The $4.9 billion deal to buy Cleco is on after Louisiana regulators reversed themselves late Monday and voted to let the transaction proceed.

Louisiana Pubic Service Commissioner Foster Campbell flipped his position after negotiating from the dais during the hearing. The PSC had rejected the transaction in February. Now, the purchase will close sometime in April.

“I think we did a pretty good deal,” said Campbell, a Bossier Parish Democrat who is running for the U.S. Senate.

Cleco agreed not to raise its rates — currently the highest in the state — until 2020 while also agreeing to pay Cleco’s 286,000 customers an average of $500 each — which could translate into a month or two free electricity or lower monthly bills for the next few years.

Cleco sells electricity in parts of the parishes on the north shore of Lake Pontchartrain, in Acadiana and over much of central Louisiana.

Three of the five elected PSC members were needed to overturn their previous rejection and to approve the sale of Cleco to Macquarie Infrastructure and Real Assets, British Columbia Investment Management Corp. with John Hancock Financial and other investors.

In the end, four of the commissioners voted to approve the transaction, while PSC Chairman Clyde Holloway, R-Forest Hill, voted against.

The Macquarie investors will buy at a 15 percent premium, about $55.37 per share, all of Cleco’s stock, then take the 80-year-old company private. Cleco is the last shareholder-owned, Louisiana-based company that operates only in this state.

In the hours before the PSC convened Monday’s hearing, the Cleco buyers sweetened their offer.

Andrew Chapman, of Macquarie, said the buyers would put $136 million into escrow at closing. The commissioners could then decide how the money is distributed.

The PSC could apply the money against monthly bills — about $500 for every Cleco customer — all at once, or over the next two years, or spread over the next five years.

The buyers also would contribute $7 million to Louisiana’s economic development efforts to be administered by state economic development agencies in Cleco’s service territory.

The new proposal continues to extend a commitment to guarantee for a decade the head count, salaries and benefits for Cleco’s 1,205 employees as well as health benefits for retirees. Additionally, the proposals renew previously announced provisions to allow Louisiana governmental pension plans to buy up to 10 percent of Cleco’s equity, which would make them part owners of the enterprise.

Going into the fifth hour of what would be a six-hour hearing, Campbell interrupted Chapman’s presentation to say that he would consider changing his vote if the Cleco owners would agree not to ask for a rate increase for two more years.

Darren J. Olagues, president of Cleco Power LLC, responded, “I can agree to that.”

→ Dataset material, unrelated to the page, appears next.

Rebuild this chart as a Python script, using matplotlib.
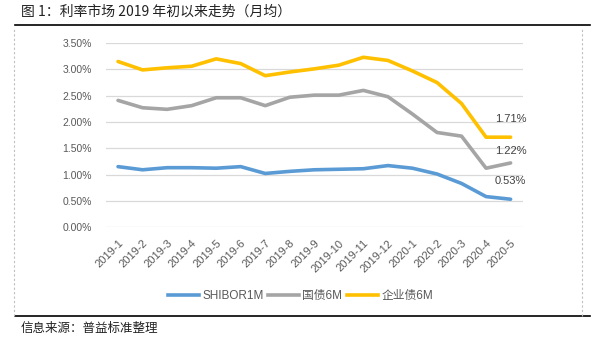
import matplotlib.pyplot as plt
from matplotlib.lines import Line2D
from matplotlib.ticker import FuncFormatter

plt.rcParams['font.family'] = ['Liberation Sans', 'Noto Sans CJK SC', 'DejaVu Sans']

months = ['2019-1', '2019-2', '2019-3', '2019-4', '2019-5', '2019-6', '2019-7', '2019-8',
          '2019-9', '2019-10', '2019-11', '2019-12', '2020-1', '2020-2', '2020-3',
          '2020-4', '2020-5']
shibor_1m = [1.15, 1.09, 1.13, 1.13, 1.12, 1.15, 1.02, 1.06, 1.09, 1.10, 1.11, 1.17,
             1.12, 1.01, 0.83, 0.58, 0.53]
gov_6m = [2.41, 2.27, 2.24, 2.31, 2.46, 2.46, 2.31, 2.47, 2.51, 2.51, 2.60, 2.48,
          2.15, 1.80, 1.73, 1.12, 1.22]
corp_6m = [3.15, 2.99, 3.03, 3.06, 3.20, 3.11, 2.88, 2.95, 3.01, 3.08, 3.23, 3.17,
           2.97, 2.75, 2.35, 1.71, 1.71]
series_names = ['SHIBOR1M', '国债6M', '企业债6M']

colors = ['#5B9BD5', '#A5A5A5', '#FFC000']
txt = '#595959'

fig = plt.figure(figsize=(6.01, 3.42), dpi=100)
ax = fig.add_axes([0.176, 0.336, 0.694, 0.538])

x = list(range(len(months)))
for vals, c in zip([shibor_1m, gov_6m, corp_6m], colors):
    ax.plot(x, vals, color=c, lw=2.6, solid_joinstyle='round', solid_capstyle='round')

# end-of-line value labels
for vals, dy in zip([shibor_1m, gov_6m, corp_6m], [0.35, 0.23, 0.34]):
    ax.text(x[-1], vals[-1] + dy, f'{vals[-1]:.2f}%', fontsize=8,
            color='#404040', ha='center', va='center')

ax.set_ylim(0, 3.5)
ax.set_yticks([0, 0.5, 1.0, 1.5, 2.0, 2.5, 3.0, 3.5])
ax.yaxis.set_major_formatter(FuncFormatter(lambda v, p: f'{v:.2f}%'))
ax.set_xlim(-0.5, len(months) - 0.5)
ax.set_xticks(x)
ax.set_xticklabels(months, rotation=45, ha='right', rotation_mode='anchor')
ax.grid(axis='y', color='#D9D9D9', lw=0.9)
ax.set_axisbelow(True)
ax.tick_params(length=0, labelsize=7.5, colors=txt)
ax.tick_params(axis='x', labelsize=8, pad=8)
ax.tick_params(axis='y', pad=10)
for s in ax.spines.values():
    s.set_visible(False)

handles = [Line2D([], [], color=c, lw=2.6) for c in colors]
fig.legend(handles, series_names, loc='center', bbox_to_anchor=(0.5, 0.135), ncol=3,
           frameon=False, fontsize=8.5, labelcolor=txt, handlelength=2.6,
           handletextpad=0.3, columnspacing=0.4)

# frame: title rule, footer rule and dashed sides
fig.add_artist(Line2D([0.025, 0.982], [0.927, 0.927], color='black', lw=1.2))
fig.add_artist(Line2D([0.025, 0.982], [0.076, 0.076], color='black', lw=1.2))
for xs in [0.024, 0.969]:
    fig.add_artist(Line2D([xs, xs], [0.076, 0.915], color='#BFBFBF', lw=0.8, ls=(0, (2, 2))))

fig.text(0.035, 0.965, '图 1：利率市场 2019 年初以来走势（月均）', fontsize=10,
         family=['Noto Sans CJK SC', 'DejaVu Sans'], va='center', color='#222222')
fig.text(0.035, 0.04, '信息来源：普益标准整理', fontsize=9,
         family=['Noto Sans CJK SC', 'DejaVu Sans'], va='center', color='#222222')

fig.savefig('out.png', dpi=100)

Cleco is set to have their rates reviewed starting in 2017, with the new rates going into effect in 2018. Very generally, rates are set through a formula that takes into account the cost of making and delivering electricity plus a profit. If those costs go up — and that has been the trend around the country — then the amount that consumers pay each month increases.

Olagues’ agreement means that Cleco would postpone its request to increase rates until at least the summer of 2019 for prices that would apply in 2020.

The mood in the room shifted immediately after the deal was struck.

PSC Commissioner Lambert Boissiere III, who represents New Orleans and parts of Baton Rouge, talked about how easy Olagues will be to work with as the head of the new Cleco. Groups of employees and lawyers supporting the transaction frequently broke into applause when points were made in their favor, while the opponents had trouble getting their clapping going. By the time the PSC voted at 7:15 p.m., most of the opponents had left.

Meanwhile, lawyers for the buyers and for the PSC staff huddled in hallways, going over wording. The final motion was handwritten on a yellow legal pad and had to be read aloud to commissioners before they voted.

“I am deeply disappointed by today’s outcome and I fear for the long-term consequences for Cleco’s captive ratepayers,” PSC Chairman Holloway said after the vote. “Cleco as we know it has ceased to exist. It is now owned by a private foreign investment company that plans to flip it in 8-10 years.”

Casey DeMoss, whose New Orleans-based Alliance of Affordable Energy has steadfastly opposed the sale, said after the vote that her organization is considering filing a lawsuit to stop the transaction. She argued that PSC procedures require a careful review of financial proposals, including testimony from experts. Releasing the new proposals literally a couple hours before the hearing circumvented that process.

DeMoss likened Macquarie’s new deal to rearranging furniture in a house rather than repairing cracks in the foundation.

In particular, the Macquarie business plan is to use borrowed money to borrow more money and thereby dramatically increase the debt that Cleco owes. Interest rates could go up eight to 10 years when the debt becomes due, leaving Cleco customers exposed, which would mean higher monthly bills.

“The fundamental financial flaws of this transaction are as serious as they ever were. Macquarie and Cleco’s latest promises are nothing more than window dressing to move around the same money and distract from the real issues,” DeMoss said.